Where a line contains the word "this", copy that line.

═══

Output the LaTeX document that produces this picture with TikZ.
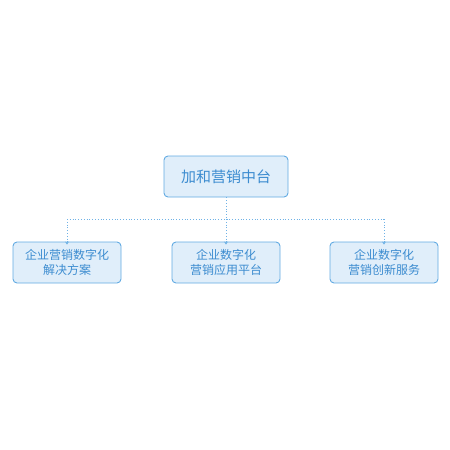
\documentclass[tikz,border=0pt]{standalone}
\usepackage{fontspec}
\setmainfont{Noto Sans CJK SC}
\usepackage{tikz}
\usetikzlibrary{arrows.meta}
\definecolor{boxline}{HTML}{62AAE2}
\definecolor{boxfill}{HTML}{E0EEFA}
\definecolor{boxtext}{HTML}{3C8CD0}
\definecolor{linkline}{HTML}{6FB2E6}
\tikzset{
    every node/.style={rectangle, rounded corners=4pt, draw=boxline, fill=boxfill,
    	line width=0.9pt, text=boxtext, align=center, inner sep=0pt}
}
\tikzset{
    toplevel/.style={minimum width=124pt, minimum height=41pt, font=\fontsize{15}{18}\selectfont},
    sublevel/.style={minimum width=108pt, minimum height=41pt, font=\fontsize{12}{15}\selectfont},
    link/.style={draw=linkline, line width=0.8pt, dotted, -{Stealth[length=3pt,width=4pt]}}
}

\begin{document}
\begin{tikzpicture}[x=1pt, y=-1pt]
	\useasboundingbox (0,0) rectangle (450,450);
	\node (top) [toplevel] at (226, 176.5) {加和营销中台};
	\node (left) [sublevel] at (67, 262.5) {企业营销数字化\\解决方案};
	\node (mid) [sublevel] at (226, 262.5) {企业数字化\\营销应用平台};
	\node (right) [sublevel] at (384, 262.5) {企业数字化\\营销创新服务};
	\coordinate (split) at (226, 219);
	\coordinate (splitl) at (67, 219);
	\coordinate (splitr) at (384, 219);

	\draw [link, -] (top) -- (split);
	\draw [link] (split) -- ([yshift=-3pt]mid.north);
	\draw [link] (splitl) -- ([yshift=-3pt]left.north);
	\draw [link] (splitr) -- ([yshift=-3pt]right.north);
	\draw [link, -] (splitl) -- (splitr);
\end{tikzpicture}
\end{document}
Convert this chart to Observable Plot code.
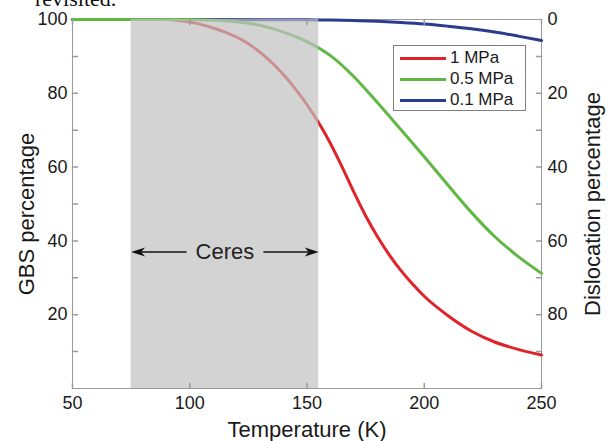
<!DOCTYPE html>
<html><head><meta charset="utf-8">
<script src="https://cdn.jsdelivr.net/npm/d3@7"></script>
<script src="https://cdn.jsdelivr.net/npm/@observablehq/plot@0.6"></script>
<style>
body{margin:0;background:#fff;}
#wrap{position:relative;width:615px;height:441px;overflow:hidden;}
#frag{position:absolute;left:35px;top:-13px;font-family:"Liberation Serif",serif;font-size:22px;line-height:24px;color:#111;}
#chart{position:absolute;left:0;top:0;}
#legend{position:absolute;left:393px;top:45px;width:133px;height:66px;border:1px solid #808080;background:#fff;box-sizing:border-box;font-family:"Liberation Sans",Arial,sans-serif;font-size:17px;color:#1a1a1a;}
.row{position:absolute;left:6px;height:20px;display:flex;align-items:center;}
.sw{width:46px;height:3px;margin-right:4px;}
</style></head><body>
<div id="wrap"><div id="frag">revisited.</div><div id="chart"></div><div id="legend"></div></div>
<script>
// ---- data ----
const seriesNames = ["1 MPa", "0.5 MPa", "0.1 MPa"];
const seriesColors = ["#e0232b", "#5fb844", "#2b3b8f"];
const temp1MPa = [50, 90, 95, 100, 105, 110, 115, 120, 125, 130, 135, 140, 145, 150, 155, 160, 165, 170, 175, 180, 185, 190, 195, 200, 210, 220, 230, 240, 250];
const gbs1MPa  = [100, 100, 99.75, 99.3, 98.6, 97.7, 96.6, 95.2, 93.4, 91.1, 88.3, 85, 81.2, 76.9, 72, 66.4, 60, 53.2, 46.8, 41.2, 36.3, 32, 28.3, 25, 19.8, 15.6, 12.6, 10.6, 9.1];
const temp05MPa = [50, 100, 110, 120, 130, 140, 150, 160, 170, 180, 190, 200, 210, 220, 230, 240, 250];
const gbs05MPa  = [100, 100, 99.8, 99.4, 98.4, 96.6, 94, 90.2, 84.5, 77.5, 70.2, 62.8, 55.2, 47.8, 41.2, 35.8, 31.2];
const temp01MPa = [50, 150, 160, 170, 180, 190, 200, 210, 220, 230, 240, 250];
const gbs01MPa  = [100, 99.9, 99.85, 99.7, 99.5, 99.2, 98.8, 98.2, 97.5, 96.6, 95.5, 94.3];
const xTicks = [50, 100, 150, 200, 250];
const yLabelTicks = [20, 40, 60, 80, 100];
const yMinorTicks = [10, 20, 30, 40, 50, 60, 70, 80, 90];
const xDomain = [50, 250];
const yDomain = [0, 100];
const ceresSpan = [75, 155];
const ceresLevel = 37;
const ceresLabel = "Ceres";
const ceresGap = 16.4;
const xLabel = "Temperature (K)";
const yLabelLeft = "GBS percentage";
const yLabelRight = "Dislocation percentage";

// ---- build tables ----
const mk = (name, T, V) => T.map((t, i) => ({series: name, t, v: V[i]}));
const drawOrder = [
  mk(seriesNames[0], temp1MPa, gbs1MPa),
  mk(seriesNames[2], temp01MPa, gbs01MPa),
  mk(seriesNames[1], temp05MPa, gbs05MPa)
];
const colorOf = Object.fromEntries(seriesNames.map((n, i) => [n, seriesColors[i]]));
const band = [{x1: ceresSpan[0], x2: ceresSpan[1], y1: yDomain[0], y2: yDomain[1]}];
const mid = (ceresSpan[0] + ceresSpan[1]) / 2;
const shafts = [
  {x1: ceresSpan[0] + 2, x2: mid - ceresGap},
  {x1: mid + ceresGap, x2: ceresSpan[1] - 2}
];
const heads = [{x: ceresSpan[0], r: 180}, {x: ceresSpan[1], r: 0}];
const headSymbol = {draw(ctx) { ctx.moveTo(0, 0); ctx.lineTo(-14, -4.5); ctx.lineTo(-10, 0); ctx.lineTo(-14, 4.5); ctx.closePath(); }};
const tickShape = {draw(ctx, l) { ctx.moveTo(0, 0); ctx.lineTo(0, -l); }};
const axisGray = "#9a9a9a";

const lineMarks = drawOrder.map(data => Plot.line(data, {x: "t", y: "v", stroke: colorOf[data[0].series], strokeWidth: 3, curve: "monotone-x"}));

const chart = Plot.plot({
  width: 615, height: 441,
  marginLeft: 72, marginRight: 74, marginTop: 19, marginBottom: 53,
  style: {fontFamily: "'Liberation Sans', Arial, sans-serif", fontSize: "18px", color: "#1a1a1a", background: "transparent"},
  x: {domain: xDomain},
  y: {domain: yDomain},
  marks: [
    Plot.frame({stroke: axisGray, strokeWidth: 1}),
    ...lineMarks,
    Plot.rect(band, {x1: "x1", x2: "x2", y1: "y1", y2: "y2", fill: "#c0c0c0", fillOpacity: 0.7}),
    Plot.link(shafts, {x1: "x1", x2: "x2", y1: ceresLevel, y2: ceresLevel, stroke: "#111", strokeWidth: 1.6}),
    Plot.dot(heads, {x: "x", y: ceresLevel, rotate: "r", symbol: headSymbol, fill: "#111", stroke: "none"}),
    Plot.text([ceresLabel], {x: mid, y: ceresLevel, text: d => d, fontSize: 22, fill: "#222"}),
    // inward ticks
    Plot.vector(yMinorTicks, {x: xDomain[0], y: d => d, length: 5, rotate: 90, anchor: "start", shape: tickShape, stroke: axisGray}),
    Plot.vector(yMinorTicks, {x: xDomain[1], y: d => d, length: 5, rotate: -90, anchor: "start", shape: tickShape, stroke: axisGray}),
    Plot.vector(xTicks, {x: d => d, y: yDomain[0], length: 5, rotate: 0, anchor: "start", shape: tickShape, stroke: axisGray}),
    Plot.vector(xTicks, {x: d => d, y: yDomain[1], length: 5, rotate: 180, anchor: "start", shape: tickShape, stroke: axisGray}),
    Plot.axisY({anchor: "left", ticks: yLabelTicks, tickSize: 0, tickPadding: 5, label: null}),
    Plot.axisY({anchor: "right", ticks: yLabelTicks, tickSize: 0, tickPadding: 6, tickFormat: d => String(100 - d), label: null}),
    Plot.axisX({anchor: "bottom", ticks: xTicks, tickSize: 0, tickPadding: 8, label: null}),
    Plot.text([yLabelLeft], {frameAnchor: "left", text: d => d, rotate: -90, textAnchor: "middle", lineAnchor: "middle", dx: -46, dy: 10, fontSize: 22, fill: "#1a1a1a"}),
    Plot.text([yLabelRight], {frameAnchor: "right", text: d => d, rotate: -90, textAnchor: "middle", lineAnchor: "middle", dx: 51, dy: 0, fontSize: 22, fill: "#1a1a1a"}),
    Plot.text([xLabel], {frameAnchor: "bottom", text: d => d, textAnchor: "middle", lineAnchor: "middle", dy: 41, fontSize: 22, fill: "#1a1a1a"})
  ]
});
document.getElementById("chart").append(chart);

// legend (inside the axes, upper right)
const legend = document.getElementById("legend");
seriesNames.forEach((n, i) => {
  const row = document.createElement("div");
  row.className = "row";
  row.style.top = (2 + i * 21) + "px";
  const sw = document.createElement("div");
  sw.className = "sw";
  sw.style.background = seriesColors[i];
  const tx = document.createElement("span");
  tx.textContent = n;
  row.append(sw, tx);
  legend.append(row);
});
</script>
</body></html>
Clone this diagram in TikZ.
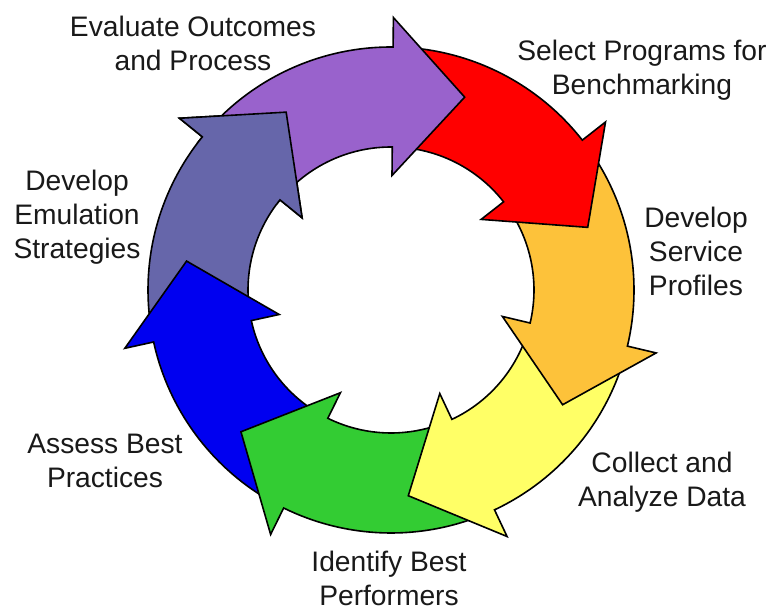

═══

### RESULT OF THE EXERCISE
Output the LaTeX document that produces this picture with TikZ.
Convert this chart to Observable Plot code.
Clone this diagram in TikZ.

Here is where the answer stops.